### DATA

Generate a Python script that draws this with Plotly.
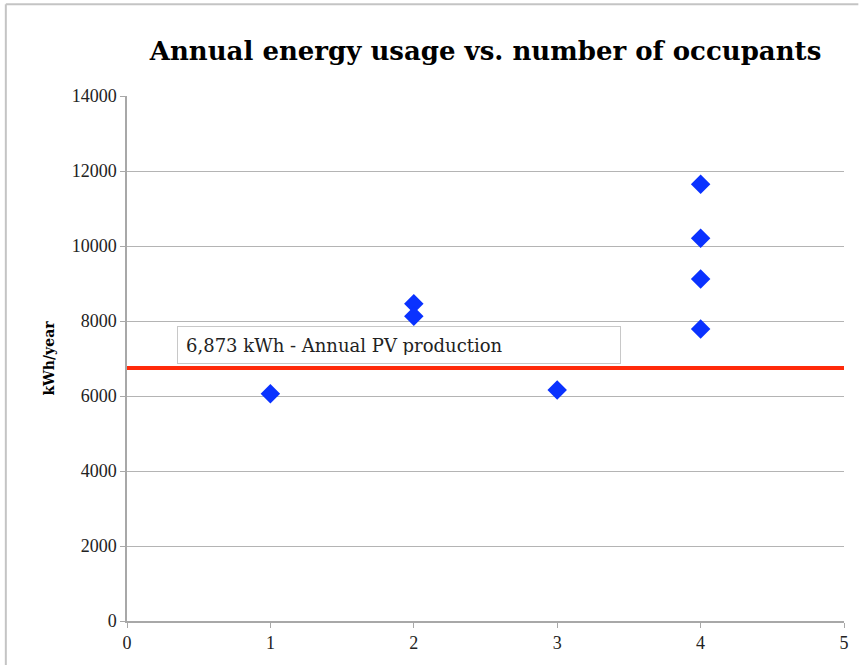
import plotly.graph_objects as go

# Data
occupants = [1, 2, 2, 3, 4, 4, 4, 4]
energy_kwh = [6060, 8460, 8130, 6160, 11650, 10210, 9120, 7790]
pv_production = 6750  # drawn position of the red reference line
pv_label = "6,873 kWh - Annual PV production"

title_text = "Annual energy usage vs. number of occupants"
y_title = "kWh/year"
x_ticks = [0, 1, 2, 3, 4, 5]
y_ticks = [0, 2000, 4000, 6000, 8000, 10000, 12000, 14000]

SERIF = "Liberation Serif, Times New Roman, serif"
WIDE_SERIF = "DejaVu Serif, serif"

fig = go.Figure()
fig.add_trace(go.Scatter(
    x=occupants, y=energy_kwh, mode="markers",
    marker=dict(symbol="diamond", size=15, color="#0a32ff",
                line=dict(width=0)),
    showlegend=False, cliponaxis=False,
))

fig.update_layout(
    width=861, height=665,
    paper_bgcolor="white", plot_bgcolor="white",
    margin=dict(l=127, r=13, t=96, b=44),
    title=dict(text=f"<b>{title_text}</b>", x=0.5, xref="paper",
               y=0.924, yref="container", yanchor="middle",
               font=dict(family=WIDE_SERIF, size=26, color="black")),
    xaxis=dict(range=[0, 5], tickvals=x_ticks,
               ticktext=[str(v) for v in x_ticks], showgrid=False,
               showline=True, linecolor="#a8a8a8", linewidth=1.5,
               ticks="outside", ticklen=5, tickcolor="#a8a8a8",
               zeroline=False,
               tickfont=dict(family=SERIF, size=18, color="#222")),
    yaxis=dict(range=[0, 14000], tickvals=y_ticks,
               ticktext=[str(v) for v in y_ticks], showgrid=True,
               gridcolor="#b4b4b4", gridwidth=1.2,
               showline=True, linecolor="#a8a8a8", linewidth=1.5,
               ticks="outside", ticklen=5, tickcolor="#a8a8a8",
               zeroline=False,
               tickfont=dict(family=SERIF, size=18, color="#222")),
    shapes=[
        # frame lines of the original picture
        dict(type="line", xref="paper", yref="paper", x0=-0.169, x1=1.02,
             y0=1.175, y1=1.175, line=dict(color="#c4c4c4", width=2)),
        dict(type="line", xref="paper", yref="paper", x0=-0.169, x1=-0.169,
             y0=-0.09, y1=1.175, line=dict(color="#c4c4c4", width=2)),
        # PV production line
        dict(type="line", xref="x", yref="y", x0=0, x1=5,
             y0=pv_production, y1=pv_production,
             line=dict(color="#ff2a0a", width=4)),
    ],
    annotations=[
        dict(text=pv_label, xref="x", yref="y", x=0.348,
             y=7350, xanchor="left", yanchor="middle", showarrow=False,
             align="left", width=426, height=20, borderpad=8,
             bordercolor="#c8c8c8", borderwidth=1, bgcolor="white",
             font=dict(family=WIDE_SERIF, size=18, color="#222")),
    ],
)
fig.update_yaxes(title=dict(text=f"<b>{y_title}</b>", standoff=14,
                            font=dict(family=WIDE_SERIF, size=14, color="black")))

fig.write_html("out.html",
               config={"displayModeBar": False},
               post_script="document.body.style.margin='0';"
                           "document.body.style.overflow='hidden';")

### GIVEN PROBLEM
Exclude the pictures, and transcribe all of the material exactly.

### WRITTEN REPLY
Generate a Python script that draws this with Plotly.
import plotly.graph_objects as go

# Data
occupants = [1, 2, 2, 3, 4, 4, 4, 4]
energy_kwh = [6060, 8460, 8130, 6160, 11650, 10210, 9120, 7790]
pv_production = 6750  # drawn position of the red reference line
pv_label = "6,873 kWh - Annual PV production"

title_text = "Annual energy usage vs. number of occupants"
y_title = "kWh/year"
x_ticks = [0, 1, 2, 3, 4, 5]
y_ticks = [0, 2000, 4000, 6000, 8000, 10000, 12000, 14000]

SERIF = "Liberation Serif, Times New Roman, serif"
WIDE_SERIF = "DejaVu Serif, serif"

fig = go.Figure()
fig.add_trace(go.Scatter(
    x=occupants, y=energy_kwh, mode="markers",
    marker=dict(symbol="diamond", size=15, color="#0a32ff",
                line=dict(width=0)),
    showlegend=False, cliponaxis=False,
))

fig.update_layout(
    width=861, height=665,
    paper_bgcolor="white", plot_bgcolor="white",
    margin=dict(l=127, r=13, t=96, b=44),
    title=dict(text=f"<b>{title_text}</b>", x=0.5, xref="paper",
               y=0.924, yref="container", yanchor="middle",
               font=dict(family=WIDE_SERIF, size=26, color="black")),
    xaxis=dict(range=[0, 5], tickvals=x_ticks,
               ticktext=[str(v) for v in x_ticks], showgrid=False,
               showline=True, linecolor="#a8a8a8", linewidth=1.5,
               ticks="outside", ticklen=5, tickcolor="#a8a8a8",
               zeroline=False,
               tickfont=dict(family=SERIF, size=18, color="#222")),
    yaxis=dict(range=[0, 14000], tickvals=y_ticks,
               ticktext=[str(v) for v in y_ticks], showgrid=True,
               gridcolor="#b4b4b4", gridwidth=1.2,
               showline=True, linecolor="#a8a8a8", linewidth=1.5,
               ticks="outside", ticklen=5, tickcolor="#a8a8a8",
               zeroline=False,
               tickfont=dict(family=SERIF, size=18, color="#222")),
    shapes=[
        # frame lines of the original picture
        dict(type="line", xref="paper", yref="paper", x0=-0.169, x1=1.02,
             y0=1.175, y1=1.175, line=dict(color="#c4c4c4", width=2)),
        dict(type="line", xref="paper", yref="paper", x0=-0.169, x1=-0.169,
             y0=-0.09, y1=1.175, line=dict(color="#c4c4c4", width=2)),
        # PV production line
        dict(type="line", xref="x", yref="y", x0=0, x1=5,
             y0=pv_production, y1=pv_production,
             line=dict(color="#ff2a0a", width=4)),
    ],
    annotations=[
        dict(text=pv_label, xref="x", yref="y", x=0.348,
             y=7350, xanchor="left", yanchor="middle", showarrow=False,
             align="left", width=426, height=20, borderpad=8,
             bordercolor="#c8c8c8", borderwidth=1, bgcolor="white",
             font=dict(family=WIDE_SERIF, size=18, color="#222")),
    ],
)
fig.update_yaxes(title=dict(text=f"<b>{y_title}</b>", standoff=14,
                            font=dict(family=WIDE_SERIF, size=14, color="black")))

fig.write_html("out.html",
               config={"displayModeBar": False},
               post_script="document.body.style.margin='0';"
                           "document.body.style.overflow='hidden';")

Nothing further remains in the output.